====== Data to process ======

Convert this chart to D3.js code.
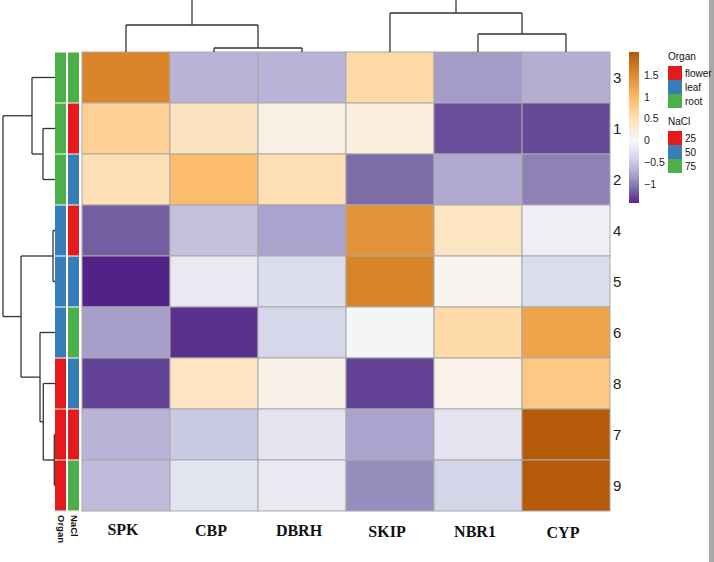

======
====== Data to process ======

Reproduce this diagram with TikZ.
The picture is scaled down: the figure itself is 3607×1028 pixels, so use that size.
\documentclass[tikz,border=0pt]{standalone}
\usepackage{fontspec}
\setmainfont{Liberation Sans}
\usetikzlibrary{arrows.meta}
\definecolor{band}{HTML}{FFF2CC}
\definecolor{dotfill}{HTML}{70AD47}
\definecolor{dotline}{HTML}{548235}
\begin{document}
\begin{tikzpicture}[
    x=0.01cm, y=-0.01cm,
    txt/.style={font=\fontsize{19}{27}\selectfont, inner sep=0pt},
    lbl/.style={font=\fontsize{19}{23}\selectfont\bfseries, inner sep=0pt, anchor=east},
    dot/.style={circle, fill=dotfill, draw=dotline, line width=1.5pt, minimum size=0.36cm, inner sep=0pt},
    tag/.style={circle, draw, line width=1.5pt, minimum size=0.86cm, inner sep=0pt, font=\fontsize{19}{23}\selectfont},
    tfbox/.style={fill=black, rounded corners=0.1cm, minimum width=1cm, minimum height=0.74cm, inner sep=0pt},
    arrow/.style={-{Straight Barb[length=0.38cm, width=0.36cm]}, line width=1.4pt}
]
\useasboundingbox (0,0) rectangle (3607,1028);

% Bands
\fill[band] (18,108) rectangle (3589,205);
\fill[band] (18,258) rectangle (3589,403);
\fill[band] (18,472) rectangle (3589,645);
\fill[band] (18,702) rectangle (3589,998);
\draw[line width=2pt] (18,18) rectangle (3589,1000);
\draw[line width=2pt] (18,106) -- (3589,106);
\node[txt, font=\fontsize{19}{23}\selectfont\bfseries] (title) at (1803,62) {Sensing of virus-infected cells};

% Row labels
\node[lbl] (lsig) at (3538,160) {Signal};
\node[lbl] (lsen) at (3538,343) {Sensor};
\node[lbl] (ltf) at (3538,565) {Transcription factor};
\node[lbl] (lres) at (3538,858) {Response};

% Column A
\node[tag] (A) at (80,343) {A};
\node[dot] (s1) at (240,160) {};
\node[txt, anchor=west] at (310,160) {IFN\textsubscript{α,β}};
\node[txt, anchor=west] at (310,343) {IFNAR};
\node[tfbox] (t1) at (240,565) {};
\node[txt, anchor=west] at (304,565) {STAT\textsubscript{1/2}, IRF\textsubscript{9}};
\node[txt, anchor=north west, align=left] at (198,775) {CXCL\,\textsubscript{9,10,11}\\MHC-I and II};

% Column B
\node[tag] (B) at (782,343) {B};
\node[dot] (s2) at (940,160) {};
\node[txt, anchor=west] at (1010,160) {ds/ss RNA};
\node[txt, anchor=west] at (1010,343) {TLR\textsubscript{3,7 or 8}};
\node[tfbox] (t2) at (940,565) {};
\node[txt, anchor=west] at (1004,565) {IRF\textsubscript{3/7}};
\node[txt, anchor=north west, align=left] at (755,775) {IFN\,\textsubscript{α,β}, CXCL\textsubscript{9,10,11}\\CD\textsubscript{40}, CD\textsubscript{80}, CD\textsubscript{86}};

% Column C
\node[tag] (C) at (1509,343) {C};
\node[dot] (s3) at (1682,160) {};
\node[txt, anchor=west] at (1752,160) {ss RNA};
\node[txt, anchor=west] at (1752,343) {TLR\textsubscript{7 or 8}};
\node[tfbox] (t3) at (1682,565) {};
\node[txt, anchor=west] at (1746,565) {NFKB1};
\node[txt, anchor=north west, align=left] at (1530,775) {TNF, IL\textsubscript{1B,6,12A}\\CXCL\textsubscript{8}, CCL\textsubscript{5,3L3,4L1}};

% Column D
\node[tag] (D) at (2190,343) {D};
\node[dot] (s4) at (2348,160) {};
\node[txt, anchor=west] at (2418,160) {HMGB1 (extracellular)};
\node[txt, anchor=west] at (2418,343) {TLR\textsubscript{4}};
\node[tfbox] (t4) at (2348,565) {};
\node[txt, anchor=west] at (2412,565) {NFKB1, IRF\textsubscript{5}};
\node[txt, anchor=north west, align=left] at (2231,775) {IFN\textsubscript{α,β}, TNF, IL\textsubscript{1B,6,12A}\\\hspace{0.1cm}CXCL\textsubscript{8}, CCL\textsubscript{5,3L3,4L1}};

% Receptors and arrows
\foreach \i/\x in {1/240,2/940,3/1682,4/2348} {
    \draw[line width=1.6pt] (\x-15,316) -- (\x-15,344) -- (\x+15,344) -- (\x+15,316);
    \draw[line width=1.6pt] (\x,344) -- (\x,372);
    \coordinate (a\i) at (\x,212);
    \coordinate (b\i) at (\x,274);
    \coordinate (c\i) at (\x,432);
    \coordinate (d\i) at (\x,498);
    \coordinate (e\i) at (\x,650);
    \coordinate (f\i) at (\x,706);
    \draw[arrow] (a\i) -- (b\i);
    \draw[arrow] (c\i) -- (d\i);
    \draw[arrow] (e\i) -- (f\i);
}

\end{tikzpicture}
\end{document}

======
====== Data to process ======

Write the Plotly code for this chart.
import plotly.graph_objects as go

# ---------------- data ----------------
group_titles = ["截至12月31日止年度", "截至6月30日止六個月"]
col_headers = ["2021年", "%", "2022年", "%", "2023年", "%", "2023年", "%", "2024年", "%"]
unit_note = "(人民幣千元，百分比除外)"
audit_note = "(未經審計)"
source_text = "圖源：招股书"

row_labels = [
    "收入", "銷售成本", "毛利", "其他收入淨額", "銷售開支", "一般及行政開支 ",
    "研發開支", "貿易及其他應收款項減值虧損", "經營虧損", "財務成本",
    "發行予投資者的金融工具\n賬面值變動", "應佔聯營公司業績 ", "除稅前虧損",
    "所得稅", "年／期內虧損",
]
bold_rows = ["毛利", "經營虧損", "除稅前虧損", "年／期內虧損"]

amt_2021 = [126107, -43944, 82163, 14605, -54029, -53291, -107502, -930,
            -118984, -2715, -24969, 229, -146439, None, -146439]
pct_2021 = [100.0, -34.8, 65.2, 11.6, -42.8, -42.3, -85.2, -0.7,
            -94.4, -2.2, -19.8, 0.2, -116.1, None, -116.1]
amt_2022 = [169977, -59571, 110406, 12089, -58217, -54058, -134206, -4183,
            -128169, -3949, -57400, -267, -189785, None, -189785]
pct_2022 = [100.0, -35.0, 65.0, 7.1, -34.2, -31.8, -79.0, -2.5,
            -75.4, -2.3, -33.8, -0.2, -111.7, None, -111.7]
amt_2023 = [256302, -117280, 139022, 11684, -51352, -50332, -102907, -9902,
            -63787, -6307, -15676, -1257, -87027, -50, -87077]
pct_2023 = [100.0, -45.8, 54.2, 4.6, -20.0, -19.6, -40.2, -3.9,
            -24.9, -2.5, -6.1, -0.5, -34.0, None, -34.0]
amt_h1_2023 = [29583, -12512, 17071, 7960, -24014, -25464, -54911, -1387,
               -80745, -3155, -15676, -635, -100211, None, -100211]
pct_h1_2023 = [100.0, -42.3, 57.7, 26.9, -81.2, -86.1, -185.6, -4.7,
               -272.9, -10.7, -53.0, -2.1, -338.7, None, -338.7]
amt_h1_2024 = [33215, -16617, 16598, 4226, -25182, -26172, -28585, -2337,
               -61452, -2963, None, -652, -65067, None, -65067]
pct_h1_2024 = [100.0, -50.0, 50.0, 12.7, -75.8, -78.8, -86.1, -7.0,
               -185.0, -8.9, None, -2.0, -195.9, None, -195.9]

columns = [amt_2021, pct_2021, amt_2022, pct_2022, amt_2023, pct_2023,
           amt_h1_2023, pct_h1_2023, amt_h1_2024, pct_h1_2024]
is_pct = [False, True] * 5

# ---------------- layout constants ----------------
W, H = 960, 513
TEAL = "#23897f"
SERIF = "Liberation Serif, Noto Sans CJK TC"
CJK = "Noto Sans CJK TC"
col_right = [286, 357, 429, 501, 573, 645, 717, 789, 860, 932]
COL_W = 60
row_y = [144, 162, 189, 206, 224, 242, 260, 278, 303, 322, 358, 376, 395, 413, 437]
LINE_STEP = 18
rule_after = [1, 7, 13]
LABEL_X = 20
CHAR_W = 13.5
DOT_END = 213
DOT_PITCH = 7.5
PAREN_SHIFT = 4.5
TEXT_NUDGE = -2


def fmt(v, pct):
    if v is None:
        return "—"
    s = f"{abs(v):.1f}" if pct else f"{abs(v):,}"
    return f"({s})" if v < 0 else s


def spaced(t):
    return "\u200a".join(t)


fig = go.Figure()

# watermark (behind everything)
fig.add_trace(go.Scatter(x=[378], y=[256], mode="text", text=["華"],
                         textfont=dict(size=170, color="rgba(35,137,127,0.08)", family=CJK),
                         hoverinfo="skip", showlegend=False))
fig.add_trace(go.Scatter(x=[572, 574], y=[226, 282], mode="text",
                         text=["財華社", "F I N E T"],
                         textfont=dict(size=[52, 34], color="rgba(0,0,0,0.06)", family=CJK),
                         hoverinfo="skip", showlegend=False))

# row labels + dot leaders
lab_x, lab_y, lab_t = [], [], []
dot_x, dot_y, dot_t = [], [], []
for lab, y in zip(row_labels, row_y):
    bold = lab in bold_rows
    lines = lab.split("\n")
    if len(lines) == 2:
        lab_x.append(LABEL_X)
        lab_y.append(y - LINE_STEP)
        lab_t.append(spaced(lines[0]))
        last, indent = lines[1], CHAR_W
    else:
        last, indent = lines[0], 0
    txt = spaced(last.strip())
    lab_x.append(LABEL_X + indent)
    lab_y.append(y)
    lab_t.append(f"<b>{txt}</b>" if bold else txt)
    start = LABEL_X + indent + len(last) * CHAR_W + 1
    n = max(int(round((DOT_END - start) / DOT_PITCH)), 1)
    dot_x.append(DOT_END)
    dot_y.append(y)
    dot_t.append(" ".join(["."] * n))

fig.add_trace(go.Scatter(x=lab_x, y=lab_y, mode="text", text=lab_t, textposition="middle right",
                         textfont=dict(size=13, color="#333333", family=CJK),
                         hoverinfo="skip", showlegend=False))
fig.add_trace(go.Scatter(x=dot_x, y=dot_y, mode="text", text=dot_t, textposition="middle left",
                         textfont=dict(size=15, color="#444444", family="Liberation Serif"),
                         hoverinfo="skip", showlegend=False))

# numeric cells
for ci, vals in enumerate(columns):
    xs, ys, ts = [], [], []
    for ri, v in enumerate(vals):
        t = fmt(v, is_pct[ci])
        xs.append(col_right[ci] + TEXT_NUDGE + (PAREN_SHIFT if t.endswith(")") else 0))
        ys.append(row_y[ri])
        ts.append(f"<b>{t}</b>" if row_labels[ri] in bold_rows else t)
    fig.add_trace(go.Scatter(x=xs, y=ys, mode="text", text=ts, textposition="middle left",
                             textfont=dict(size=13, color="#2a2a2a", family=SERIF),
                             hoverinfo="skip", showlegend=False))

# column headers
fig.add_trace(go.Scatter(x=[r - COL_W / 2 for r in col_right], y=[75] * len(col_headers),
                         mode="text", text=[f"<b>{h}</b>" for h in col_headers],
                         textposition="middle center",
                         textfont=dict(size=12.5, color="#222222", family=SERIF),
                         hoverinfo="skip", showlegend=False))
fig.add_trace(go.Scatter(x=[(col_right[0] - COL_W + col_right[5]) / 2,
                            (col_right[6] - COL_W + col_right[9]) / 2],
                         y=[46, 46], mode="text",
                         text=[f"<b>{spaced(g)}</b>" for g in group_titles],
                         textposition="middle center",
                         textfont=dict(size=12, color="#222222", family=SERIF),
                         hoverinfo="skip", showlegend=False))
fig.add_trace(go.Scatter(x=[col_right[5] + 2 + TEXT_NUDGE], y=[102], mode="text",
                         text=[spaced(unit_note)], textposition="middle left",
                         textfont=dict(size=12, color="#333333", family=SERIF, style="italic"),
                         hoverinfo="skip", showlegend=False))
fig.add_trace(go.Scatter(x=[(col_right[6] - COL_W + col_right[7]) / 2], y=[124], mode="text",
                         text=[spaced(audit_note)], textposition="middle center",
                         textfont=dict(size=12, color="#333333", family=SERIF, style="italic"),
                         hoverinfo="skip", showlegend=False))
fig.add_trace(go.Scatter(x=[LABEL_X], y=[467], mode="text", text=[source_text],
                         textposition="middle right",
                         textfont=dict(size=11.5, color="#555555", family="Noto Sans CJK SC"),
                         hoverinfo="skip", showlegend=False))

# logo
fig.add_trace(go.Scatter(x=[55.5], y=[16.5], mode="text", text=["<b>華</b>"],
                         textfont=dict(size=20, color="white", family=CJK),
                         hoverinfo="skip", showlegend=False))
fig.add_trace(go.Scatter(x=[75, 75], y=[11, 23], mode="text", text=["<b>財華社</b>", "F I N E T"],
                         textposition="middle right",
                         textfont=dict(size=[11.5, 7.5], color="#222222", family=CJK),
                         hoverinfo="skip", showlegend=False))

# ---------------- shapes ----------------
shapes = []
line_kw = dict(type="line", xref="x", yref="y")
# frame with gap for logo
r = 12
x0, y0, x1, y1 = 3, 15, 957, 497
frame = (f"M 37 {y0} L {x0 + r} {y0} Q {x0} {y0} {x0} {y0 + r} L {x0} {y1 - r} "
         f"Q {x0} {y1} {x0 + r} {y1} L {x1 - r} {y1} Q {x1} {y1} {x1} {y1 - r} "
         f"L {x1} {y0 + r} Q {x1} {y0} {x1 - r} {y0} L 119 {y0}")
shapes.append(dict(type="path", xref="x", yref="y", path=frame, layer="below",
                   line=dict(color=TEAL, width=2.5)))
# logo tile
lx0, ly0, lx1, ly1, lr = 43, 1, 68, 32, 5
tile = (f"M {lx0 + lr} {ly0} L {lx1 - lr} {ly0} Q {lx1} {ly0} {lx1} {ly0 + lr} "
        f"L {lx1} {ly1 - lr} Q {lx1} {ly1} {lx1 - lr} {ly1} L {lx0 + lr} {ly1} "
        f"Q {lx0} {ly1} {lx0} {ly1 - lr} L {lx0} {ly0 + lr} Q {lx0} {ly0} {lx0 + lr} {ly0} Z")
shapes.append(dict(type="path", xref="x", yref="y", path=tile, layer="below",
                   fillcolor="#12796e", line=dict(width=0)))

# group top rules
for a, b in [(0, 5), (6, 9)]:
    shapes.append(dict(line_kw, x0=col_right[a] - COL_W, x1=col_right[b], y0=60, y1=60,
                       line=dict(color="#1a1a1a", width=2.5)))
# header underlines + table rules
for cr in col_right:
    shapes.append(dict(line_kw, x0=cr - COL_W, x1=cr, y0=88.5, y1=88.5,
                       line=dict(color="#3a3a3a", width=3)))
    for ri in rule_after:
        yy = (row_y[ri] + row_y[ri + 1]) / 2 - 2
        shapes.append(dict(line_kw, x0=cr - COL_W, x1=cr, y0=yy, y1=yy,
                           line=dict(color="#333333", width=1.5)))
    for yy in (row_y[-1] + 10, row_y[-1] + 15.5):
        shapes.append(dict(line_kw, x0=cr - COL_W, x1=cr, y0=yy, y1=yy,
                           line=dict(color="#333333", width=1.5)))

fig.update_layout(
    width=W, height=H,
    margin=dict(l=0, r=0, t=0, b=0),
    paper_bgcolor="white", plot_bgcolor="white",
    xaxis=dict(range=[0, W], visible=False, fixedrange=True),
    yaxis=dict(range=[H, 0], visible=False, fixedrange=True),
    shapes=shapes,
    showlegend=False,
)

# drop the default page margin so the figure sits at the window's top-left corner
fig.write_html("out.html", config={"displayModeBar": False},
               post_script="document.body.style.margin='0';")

======

> _Stated goal_: Copy the records above exactly, beginning at the line that contains "Reproduce this diagram with TikZ." and stopping after the line that contains "align=left] at (198,775)".

> _Written response_:
Reproduce this diagram with TikZ.
The picture is scaled down: the figure itself is 3607×1028 pixels, so use that size.
\documentclass[tikz,border=0pt]{standalone}
\usepackage{fontspec}
\setmainfont{Liberation Sans}
\usetikzlibrary{arrows.meta}
\definecolor{band}{HTML}{FFF2CC}
\definecolor{dotfill}{HTML}{70AD47}
\definecolor{dotline}{HTML}{548235}
\begin{document}
\begin{tikzpicture}[
    x=0.01cm, y=-0.01cm,
    txt/.style={font=\fontsize{19}{27}\selectfont, inner sep=0pt},
    lbl/.style={font=\fontsize{19}{23}\selectfont\bfseries, inner sep=0pt, anchor=east},
    dot/.style={circle, fill=dotfill, draw=dotline, line width=1.5pt, minimum size=0.36cm, inner sep=0pt},
    tag/.style={circle, draw, line width=1.5pt, minimum size=0.86cm, inner sep=0pt, font=\fontsize{19}{23}\selectfont},
    tfbox/.style={fill=black, rounded corners=0.1cm, minimum width=1cm, minimum height=0.74cm, inner sep=0pt},
    arrow/.style={-{Straight Barb[length=0.38cm, width=0.36cm]}, line width=1.4pt}
]
\useasboundingbox (0,0) rectangle (3607,1028);

% Bands
\fill[band] (18,108) rectangle (3589,205);
\fill[band] (18,258) rectangle (3589,403);
\fill[band] (18,472) rectangle (3589,645);
\fill[band] (18,702) rectangle (3589,998);
\draw[line width=2pt] (18,18) rectangle (3589,1000);
\draw[line width=2pt] (18,106) -- (3589,106);
\node[txt, font=\fontsize{19}{23}\selectfont\bfseries] (title) at (1803,62) {Sensing of virus-infected cells};

% Row labels
\node[lbl] (lsig) at (3538,160) {Signal};
\node[lbl] (lsen) at (3538,343) {Sensor};
\node[lbl] (ltf) at (3538,565) {Transcription factor};
\node[lbl] (lres) at (3538,858) {Response};

% Column A
\node[tag] (A) at (80,343) {A};
\node[dot] (s1) at (240,160) {};
\node[txt, anchor=west] at (310,160) {IFN\textsubscript{α,β}};
\node[txt, anchor=west] at (310,343) {IFNAR};
\node[tfbox] (t1) at (240,565) {};
\node[txt, anchor=west] at (304,565) {STAT\textsubscript{1/2}, IRF\textsubscript{9}};
\node[txt, anchor=north west, align=left] at (198,775) {CXCL\,\textsubscript{9,10,11}\\MHC-I and II};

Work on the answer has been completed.